* Task statement:
Pull each line holding the word "chart" from the data.

───── Extracted records

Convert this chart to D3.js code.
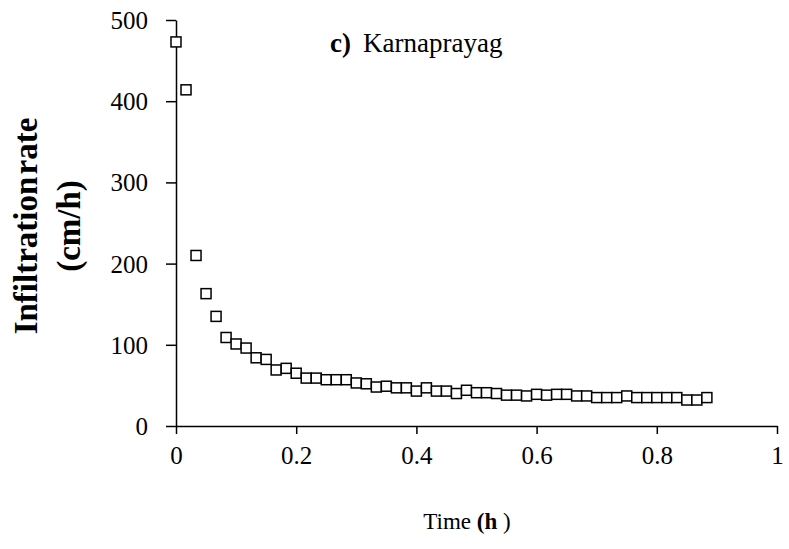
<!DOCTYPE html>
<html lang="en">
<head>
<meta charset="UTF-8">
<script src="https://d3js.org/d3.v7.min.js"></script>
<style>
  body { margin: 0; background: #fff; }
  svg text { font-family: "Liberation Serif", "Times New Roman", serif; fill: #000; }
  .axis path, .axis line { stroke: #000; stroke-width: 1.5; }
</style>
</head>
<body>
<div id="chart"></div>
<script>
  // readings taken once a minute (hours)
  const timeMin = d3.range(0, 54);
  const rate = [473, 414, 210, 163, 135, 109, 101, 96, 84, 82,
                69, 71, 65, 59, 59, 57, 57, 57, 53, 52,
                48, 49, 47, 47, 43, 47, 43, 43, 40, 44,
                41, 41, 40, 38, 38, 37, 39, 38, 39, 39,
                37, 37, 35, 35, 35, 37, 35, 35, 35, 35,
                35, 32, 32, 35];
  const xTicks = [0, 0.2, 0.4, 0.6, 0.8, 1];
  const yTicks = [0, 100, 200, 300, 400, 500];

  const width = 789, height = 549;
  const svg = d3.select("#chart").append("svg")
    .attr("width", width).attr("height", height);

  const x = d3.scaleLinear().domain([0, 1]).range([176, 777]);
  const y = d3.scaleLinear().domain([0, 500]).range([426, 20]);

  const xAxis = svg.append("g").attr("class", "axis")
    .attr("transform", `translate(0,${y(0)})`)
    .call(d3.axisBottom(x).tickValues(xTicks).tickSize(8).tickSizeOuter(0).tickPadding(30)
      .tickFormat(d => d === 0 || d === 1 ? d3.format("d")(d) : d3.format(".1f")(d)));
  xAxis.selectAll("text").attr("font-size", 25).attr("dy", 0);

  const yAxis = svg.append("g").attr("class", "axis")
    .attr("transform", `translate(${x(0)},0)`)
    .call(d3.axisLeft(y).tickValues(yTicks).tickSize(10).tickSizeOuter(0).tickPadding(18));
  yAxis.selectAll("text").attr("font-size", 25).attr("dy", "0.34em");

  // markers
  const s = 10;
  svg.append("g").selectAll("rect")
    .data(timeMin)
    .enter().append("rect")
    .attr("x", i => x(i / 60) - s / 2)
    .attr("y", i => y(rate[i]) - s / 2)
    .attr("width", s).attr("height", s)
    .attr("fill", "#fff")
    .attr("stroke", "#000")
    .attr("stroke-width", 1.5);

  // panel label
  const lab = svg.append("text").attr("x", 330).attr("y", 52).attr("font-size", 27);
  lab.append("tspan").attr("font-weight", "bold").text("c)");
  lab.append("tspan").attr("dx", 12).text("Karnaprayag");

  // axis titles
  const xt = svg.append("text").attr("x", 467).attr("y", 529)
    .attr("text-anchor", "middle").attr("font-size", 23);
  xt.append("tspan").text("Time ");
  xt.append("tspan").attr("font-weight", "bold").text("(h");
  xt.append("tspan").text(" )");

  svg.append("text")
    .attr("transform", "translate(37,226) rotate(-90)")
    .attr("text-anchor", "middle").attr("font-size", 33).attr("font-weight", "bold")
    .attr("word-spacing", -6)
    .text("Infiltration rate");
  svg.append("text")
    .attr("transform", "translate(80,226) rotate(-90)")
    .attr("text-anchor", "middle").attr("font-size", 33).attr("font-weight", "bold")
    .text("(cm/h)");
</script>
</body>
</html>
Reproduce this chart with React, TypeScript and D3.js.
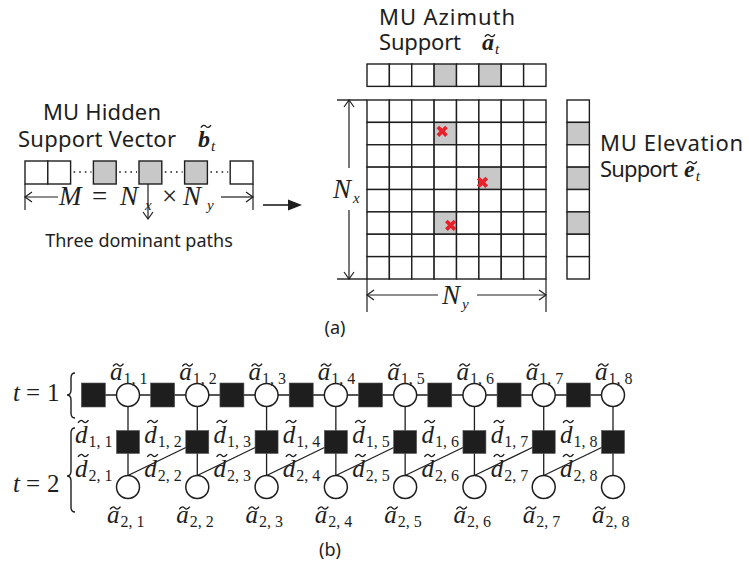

──────────

* Solution:
Convert this chart to D3.js code.
<div id="chart"></div>
  const svg = d3.select("#chart").append("svg")
Reproduce this chart with React, TypeScript and D3.js.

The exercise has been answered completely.